The Rio de Janeiro he inherited was hugely in debt, a morass of drug dealers, kidnappers, massacred street children, and rogue cops. But the city was also where his workers fanned out into a network of communities and constituencies, dialogues and workshops. Legislative theater began to flower in a "Chamber in the Square," where Boal's concerns met the concerns of the people. Forum theater was pushed one step further -- instead of rehearsing some act that might be carried out in reality in the future, the people were asked to consider making their desires become laws. If the "Chamber in the Square" sounds like an unlikely source of legislation, Boal's chilling and hilarious report on a brawl in the actual chamber of parliament, complete with drawn guns and thrown chairs, makes us rethink likely sources.

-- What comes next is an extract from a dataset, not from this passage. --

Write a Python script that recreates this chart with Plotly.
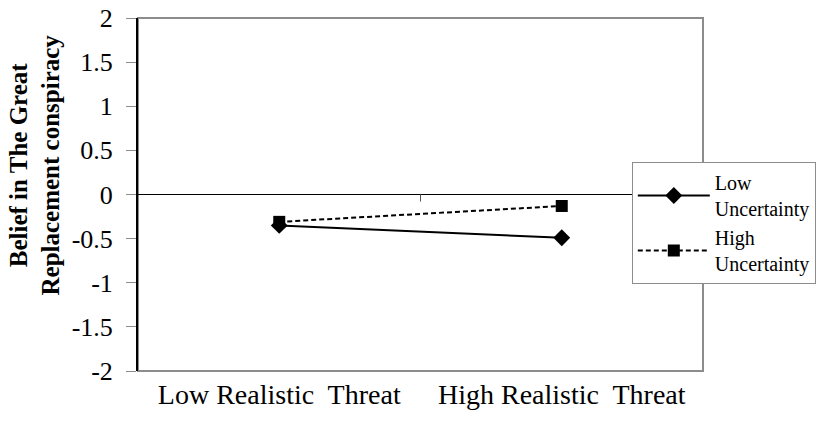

Boal's interventions in Rio are detailed in a map, charts, and an appendix of the actual laws that were passed using legislative theater. His theater group also worked to create more theater groups. (Some survive to this day.) Having withstood a defamatory campaign, re-election defeat, and lawsuits, Boal also takes a little time to point out that he was absolved by the courts and that one hostile newspaper still hasn't printed a retraction. "When I enter the Municipal Chamber building I feel like someone putting on a strait-jacket," he writes; throughout the book he oscillates between the nightmare of governmental dysfunction and the inspiring inroads his company makes around the city.

Also included are speeches Boal gave in the Chamber -- funny, shocking, and somewhat exotic to ears accustomed to the flatulent grandstanding of North American politicians. When the mayor of Rio accused the Worker's Party of having made a pact with the devil, an assistant to one Worker's Party legislator appeared on the floor dressed as a devil. Boal's speech in the wake of the uproar, "The Devil as Muse of Inspiration," takes flight with deep learning (he provides footnotes for those who don't get the local Brazilian references). A playscript about a family's reactions to a daughter's unexpected pregnancy is added at the end -- it was used during his term as a basis for forum-theater sessions. Don't expect Ibsen or Chekhov -- those playwrights never invited their audiences to rewrite the endings as soon as their plays had ended.

Boal insists that his book is only the beta version, an experimental, interactive edition sent out from the eye of the storm he has kicked up. At the end of several chapters there is a plea for readers to respond by mail with their thoughts or experiences. The next edition may even have reports from other legislative-theater projects that are sure to get off the ground given the global, though underappreciated, reach of Boal's work (legislative theater-type work is currently taking place in London, Toronto, Munich, and Paris). Boal lost his bid for re-election but has clearly tied himself to legislative theater as a lifeline to pull us out of our political ruts. On a stage or on the page, Boal is a great storyteller who has transformed his experiences into guideposts for whoever cares to follow the path leading away from the tired masks, baubles, sound bites, and stunts of our current political scene.

Ian MacKinnon ran for Cambridge City Council in 1997 as the candidate of the Art & Performance Party, which he cofounded.